Timescale Cloud availability features are defined by the service plan level being used:
- Basic & Dev Plans: These are single-node plans and have limited availability combined with two day (one day for Dev) backup histories.
- Pro Plans: These are two node plans (master + standby) with higher availability and three day backup histories.
Minor failures such as a service process crashes or temporary loss of network access are handled automatically in all plans without any major changes to the service deployment. The service automatically restores normal operation once the crashed process is automatically restarted or when the network access is restored.
However, more severe failure modes such as losing a single node entirely, require more drastic recovery measures. Losing an entire node (virtual machine) could happen for example due to hardware failure or a severe enough software failure.

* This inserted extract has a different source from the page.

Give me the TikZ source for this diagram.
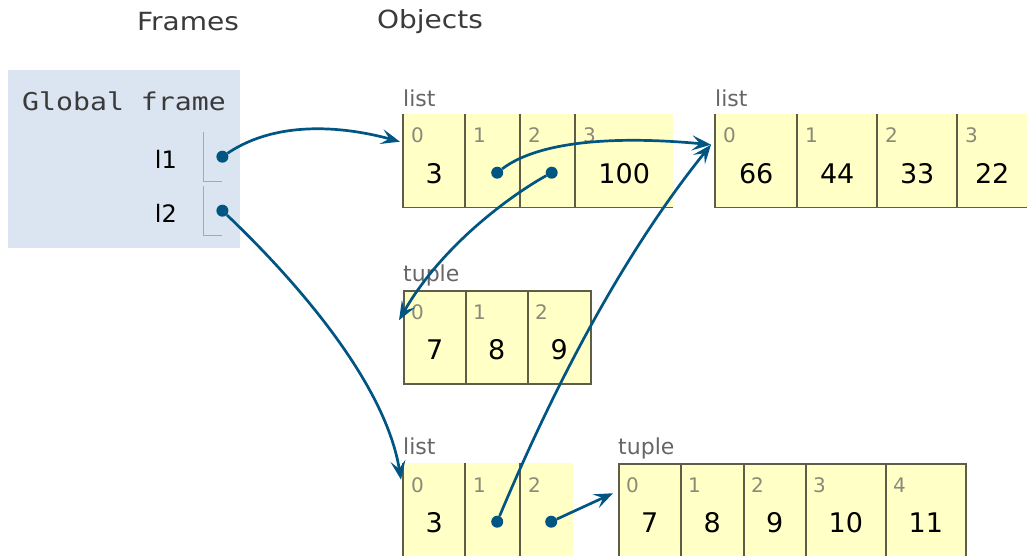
\documentclass[tikz,border=0pt]{standalone}
\usepackage{fontspec}
\setmainfont{DejaVu Sans}
\newfontfamily\titlefont{DejaVu Sans}[FakeStretch=1.12]
\newfontfamily\gframefont{DejaVu Sans Mono}[FakeStretch=1.15]
\usetikzlibrary{arrows.meta}
\tikzset{>={Stealth[length=19pt,width=15pt,inset=8pt]}}
\definecolor{ptrblue}{HTML}{005583}
\definecolor{cellfill}{HTML}{FFFFC6}
\definecolor{cellline}{HTML}{5E5E48}
\definecolor{framefill}{HTML}{DBE5F1}
\definecolor{slotline}{HTML}{A8A8A8}
\definecolor{titlegray}{HTML}{3A3A3A}
\definecolor{labgray}{HTML}{666666}
\definecolor{idxgray}{HTML}{8A8A78}
\newcommand{\fsz}[1]{\fontsize{#1}{#1}\selectfont}

\begin{document}
\begin{tikzpicture}[x=1pt, y=-1pt,
    cell/.style={fill=cellfill, minimum height=93pt, inner sep=0pt, anchor=north west},
    tcell/.style={cell, draw=cellline, line width=1.5pt},
    lline/.style={cellline, line width=1.5pt},
    typelab/.style={anchor=base west, inner sep=0pt, text=labgray, font=\fsz{22}},
    idx/.style={anchor=base west, inner sep=0pt, text=idxgray, font=\fsz{20}},
    val/.style={anchor=base, inner sep=0pt, font=\fsz{27}},
    ptr/.style={circle, fill=ptrblue, inner sep=0pt, minimum size=12pt},
    ref/.style={->, draw=ptrblue, line width=2.7pt}]

    \fill[white] (0,0) rectangle (1030,556);
    \useasboundingbox (0,0) rectangle (1030,556);

    \node[font=\titlefont\fsz{25}, text=titlegray] (frames) at (188,22) {Frames};
    \node[font=\titlefont\fsz{25}, text=titlegray] (objects) at (430,22) {Objects};

    \node[fill=framefill, minimum width=232pt, minimum height=178pt, inner sep=0pt, anchor=north west] (gframe) at (8,70) {};
    \node[font=\gframefont\fsz{24.5}, anchor=west, inner sep=0pt, text=titlegray] (gname) at (22,101) {Global frame};
    \foreach \n/\y in {1/132, 2/186} {
        \node[minimum width=19pt, minimum height=49pt, inner sep=0pt, anchor=north west] (slot\n) at (203,\y) {};
        \draw[slotline, line width=1pt] (slot\n.north west) -- (slot\n.south west) -- (slot\n.south east);
        \node[font=\fsz{24}, anchor=east, inner sep=0pt] (var\n) at ([xshift=-26pt,yshift=-3pt]slot\n.west) {l\n};
        \node[ptr] (p\n) at (slot\n.east) {};
    }

    % list A
    \node[typelab] (Alab) at ([yshift=7pt]403,114) {list};
    \foreach \a/\b/\i/\v in {403/465/0/3, 465/520/1/, 520/575/2/, 575/673/3/100} {
        \node[cell, minimum width=(\b-\a)*1pt] (A\i) at (\a,114) {};
        \draw[lline] (A\i.north west) -- (A\i.south west) -- (A\i.south east);
        \node[idx] (Ai\i) at ([xshift=8pt,yshift=-29pt]A\i.north west) {\i};
        \node[val] (Av\i) at ([yshift=-69pt]A\i.north) {\v};
    }

    % list B
    \node[typelab] (Blab) at ([yshift=7pt]715,114) {list};
    \foreach \a/\b/\i/\v in {715/797/0/66, 797/877/1/44, 877/957/2/33, 957/1027/3/22} {
        \node[cell, minimum width=(\b-\a)*1pt] (B\i) at (\a,114) {};
        \draw[lline] (B\i.north west) -- (B\i.south west) -- (B\i.south east);
        \node[idx] (Bi\i) at ([xshift=8pt,yshift=-29pt]B\i.north west) {\i};
        \node[val] (Bv\i) at ([yshift=-69pt]B\i.north) {\v};
    }

    % tuple T
    \node[typelab] (Tlab) at ([yshift=9pt]403,290) {tuple};
    \foreach \a/\b/\i/\v in {403/465/0/7, 465/527/1/8, 527/590/2/9} {
        \node[tcell, minimum width=(\b-\a)*1pt] (T\i) at (\a,290) {};
        \node[idx] (Ti\i) at ([xshift=8pt,yshift=-29pt]T\i.north west) {\i};
        \node[val] (Tv\i) at ([yshift=-69pt]T\i.north) {\v};
    }

    % list C
    \node[typelab] (Clab) at ([yshift=9pt]403,463) {list};
    \foreach \a/\b/\i/\v in {403/465/0/3, 465/520/1/, 520/573/2/} {
        \node[cell, minimum width=(\b-\a)*1pt] (C\i) at (\a,463) {};
        \draw[lline] (C\i.north west) -- (C\i.south west) -- (C\i.south east);
        \node[idx] (Ci\i) at ([xshift=8pt,yshift=-29pt]C\i.north west) {\i};
        \node[val] (Cv\i) at ([yshift=-69pt]C\i.north) {\v};
    }

    % tuple U
    \node[typelab] (Ulab) at ([yshift=9pt]618,463) {tuple};
    \foreach \a/\b/\i/\v in {618/680/0/7, 680/743/1/8, 743/805/2/9, 805/885/3/10, 885/965/4/11} {
        \node[tcell, minimum width=(\b-\a)*1pt] (U\i) at (\a,463) {};
        \node[idx] (Ui\i) at ([xshift=8pt,yshift=-29pt]U\i.north west) {\i};
        \node[val] (Uv\i) at ([yshift=-69pt]U\i.north) {\v};
    }

    \node[ptr] (pA1) at ([xshift=4.5pt,yshift=-12pt]A1.center) {};
    \node[ptr] (pA2) at ([xshift=4pt,yshift=-12pt]A2.center) {};
    \node[ptr] (pC1) at ([xshift=4.5pt,yshift=-12pt]C1.center) {};
    \node[ptr] (pC2) at ([xshift=4.5pt,yshift=-12pt]C2.center) {};

    \draw[ref] (p1) .. controls (280,118) and (350,128) .. ([xshift=-3pt,yshift=19pt]A0.west);
    \draw[ref] (p2) .. controls (290,275) and (385,380) .. ([xshift=-2pt,yshift=30pt]C0.west);
    \draw[ref] (pA1) .. controls (540,140) and (620,136) .. ([xshift=-4pt,yshift=16pt]B0.west);
    \draw[ref] (pA2) .. controls (520,190) and (445,240) .. ([xshift=-4pt,yshift=17pt]T0.west);
    \draw[ref] (pC1) .. controls (540,420) and (610,270) .. ([xshift=-4pt,yshift=16pt]B0.west);
    \draw[ref] (pC2) -- ([xshift=-5pt,yshift=17pt]U0.west);
\end{tikzpicture}
\end{document}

A failing node is automatically detected by the Timescale Cloud monitoring infrastructure. Either the node starts reporting that its own self-diagnostics is reporting problems or the node stops communicating entirely. The monitoring infra automatically schedules a new replacement node to be created when this happens.

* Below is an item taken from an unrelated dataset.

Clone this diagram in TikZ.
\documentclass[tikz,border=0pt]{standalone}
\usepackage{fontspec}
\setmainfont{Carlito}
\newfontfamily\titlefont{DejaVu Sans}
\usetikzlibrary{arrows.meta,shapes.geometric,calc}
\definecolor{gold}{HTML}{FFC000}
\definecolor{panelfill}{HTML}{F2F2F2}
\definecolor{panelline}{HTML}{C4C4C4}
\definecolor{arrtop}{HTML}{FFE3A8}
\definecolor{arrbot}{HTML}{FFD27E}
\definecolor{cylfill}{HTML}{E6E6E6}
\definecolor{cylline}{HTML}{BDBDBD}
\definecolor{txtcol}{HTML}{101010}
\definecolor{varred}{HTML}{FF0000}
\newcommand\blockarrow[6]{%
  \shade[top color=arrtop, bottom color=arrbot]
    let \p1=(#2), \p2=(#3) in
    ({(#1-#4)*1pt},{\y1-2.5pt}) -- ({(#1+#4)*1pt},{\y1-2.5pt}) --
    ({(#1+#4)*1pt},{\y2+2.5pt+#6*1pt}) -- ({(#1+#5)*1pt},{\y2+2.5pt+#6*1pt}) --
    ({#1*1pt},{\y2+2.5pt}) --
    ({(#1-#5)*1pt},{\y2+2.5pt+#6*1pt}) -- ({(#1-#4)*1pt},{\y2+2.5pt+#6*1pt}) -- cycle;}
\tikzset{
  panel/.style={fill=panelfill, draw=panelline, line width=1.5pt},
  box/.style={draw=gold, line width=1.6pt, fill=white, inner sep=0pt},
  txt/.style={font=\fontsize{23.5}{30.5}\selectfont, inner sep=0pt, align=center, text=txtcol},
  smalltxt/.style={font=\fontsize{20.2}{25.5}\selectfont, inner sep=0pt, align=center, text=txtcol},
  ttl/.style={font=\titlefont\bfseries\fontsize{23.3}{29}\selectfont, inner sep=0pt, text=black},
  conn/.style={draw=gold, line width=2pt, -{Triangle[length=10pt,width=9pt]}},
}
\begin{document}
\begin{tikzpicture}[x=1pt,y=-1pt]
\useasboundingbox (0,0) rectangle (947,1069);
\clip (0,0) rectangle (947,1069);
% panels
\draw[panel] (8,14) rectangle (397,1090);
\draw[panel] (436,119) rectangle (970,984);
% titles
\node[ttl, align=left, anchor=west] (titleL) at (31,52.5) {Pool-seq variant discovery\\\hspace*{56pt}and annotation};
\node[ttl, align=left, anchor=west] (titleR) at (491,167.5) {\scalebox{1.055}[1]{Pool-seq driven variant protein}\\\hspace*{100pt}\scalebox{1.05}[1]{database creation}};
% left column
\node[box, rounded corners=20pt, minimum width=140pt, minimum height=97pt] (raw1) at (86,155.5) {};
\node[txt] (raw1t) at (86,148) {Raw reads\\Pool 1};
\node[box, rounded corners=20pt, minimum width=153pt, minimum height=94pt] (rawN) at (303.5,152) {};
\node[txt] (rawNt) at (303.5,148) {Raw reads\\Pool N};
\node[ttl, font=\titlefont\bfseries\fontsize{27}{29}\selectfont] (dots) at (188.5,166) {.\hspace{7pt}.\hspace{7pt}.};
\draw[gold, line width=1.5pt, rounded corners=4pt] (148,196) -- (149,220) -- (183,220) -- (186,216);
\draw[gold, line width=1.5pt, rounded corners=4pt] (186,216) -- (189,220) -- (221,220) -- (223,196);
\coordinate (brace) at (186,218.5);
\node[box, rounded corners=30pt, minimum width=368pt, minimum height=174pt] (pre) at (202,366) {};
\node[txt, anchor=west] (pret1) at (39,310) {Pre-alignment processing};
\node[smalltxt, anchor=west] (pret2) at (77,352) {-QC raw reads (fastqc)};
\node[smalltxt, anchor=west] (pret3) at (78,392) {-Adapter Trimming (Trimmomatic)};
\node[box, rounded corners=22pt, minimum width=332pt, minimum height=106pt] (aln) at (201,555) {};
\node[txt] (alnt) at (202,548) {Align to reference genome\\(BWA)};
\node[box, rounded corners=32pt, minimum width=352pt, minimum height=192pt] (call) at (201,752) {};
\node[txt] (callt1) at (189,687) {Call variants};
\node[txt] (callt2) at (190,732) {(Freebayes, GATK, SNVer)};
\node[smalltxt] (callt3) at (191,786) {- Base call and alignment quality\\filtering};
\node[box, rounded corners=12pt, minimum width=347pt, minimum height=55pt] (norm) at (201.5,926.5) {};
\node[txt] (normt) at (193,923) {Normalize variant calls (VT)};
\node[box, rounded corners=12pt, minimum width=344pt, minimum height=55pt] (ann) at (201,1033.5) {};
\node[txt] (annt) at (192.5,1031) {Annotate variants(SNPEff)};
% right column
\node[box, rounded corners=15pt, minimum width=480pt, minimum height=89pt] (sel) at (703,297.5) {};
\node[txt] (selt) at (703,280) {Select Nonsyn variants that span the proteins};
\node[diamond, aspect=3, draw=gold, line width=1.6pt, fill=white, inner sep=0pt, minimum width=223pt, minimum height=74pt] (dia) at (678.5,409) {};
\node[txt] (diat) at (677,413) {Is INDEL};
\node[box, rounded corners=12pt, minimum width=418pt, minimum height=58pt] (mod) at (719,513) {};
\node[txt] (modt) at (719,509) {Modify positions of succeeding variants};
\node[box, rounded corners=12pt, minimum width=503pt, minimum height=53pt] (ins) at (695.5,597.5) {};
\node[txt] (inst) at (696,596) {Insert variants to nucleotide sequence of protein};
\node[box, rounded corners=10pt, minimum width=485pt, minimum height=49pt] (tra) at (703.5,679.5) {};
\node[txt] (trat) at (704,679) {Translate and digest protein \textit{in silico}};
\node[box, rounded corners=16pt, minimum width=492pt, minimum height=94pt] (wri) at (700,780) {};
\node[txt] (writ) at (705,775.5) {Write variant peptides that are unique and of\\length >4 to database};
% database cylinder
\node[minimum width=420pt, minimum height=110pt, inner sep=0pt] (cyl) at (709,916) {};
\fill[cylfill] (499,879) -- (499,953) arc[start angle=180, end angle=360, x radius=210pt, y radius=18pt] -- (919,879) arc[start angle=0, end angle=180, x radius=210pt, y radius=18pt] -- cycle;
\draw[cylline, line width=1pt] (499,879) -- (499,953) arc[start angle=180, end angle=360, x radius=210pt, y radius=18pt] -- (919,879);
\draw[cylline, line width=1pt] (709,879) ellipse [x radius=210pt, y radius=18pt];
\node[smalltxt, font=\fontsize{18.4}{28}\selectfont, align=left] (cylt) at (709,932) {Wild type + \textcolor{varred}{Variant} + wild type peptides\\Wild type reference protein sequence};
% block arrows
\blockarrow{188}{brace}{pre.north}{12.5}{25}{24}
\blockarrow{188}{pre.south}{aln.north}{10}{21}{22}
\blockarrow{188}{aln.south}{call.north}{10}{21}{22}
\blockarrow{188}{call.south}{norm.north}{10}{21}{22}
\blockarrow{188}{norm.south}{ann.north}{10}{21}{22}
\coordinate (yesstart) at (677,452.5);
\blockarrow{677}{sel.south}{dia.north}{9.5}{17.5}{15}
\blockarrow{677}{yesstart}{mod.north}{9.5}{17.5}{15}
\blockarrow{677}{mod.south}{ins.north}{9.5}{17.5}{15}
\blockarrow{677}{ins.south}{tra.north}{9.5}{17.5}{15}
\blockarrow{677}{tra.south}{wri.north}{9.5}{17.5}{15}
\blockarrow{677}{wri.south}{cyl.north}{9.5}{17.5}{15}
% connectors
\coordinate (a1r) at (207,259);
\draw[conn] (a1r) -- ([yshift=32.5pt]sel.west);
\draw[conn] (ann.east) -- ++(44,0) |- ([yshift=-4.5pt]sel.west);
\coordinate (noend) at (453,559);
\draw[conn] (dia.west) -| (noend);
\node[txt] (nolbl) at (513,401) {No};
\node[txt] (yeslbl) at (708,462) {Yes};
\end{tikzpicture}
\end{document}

Note that in case of database failover the Service URL of your service will remain the same, only the IP address will change to point at the new master node.
Single-Node: Basic & Dev Plans
Losing the only node from the service immediately starts the automatic process of creating a new replacement node. The new node starts up, restores its state from the latest available backup and resumes serving customers.
Since there was just a single node providing the service, the service will be unavailable for the duration of the restore operation. Also any writes made since the backup of the latest Write Ahead Log (WAL) file will be lost. Typically this time window is limited to either one of five minutes of time or one WAL file.
Highly Available: Pro Plans
When the failed node is a PostgreSQL Standby, the Master node keeps on running normally and provides normal service level to the client applications. Once the new replacement Standby node is ready and synchronized with the master, it starts replicating the master in real time as the situation reverts back to normal.
When the failed node is a PostgreSQL Master, the combined information from the Timescale Cloud monitoring infra and the Standby node is used to make a failover decision. On the nodes themselves we use the Open Source monitoring daemon PGLookout in combination with the information from the Timescale Cloud system infra. If it looks like the master node is gone for good, the Standby node will promote itself as the new Master node and will immediately start serving clients. A new replacement node is automatically scheduled and will become the new Standby node as described in the Standby node failure case above.
If both Master and Standby nodes fail at the same time, two new nodes are automatically scheduled for creation and will become the new Master and Standby nodes respectively. The Master node will restore itself from the latest available backup, which means that there can be some degree of data loss involved. Namely any writes made since the backup of the latest Write Ahead Log (WAL) file will be lost. Typically this time window is limited to either one of five minutes of time or one WAL file.
The amount of time it takes to replace a failed node depends mainly on the used cloud region and the amount of data that needs to be restored. However, in the case of services with two-node Pro plans the surviving node will keep on serving clients even during the recreation of the other node. All of this is automatic and requires no administrator intervention.
For backups and restoration Timescale Cloud utilizes the popular Open Source backup daemon PGHoard that Timescale Cloud maintains. It makes real-time copies of Write Ahead Log (WAL) files to an object store in compressed and encrypted format.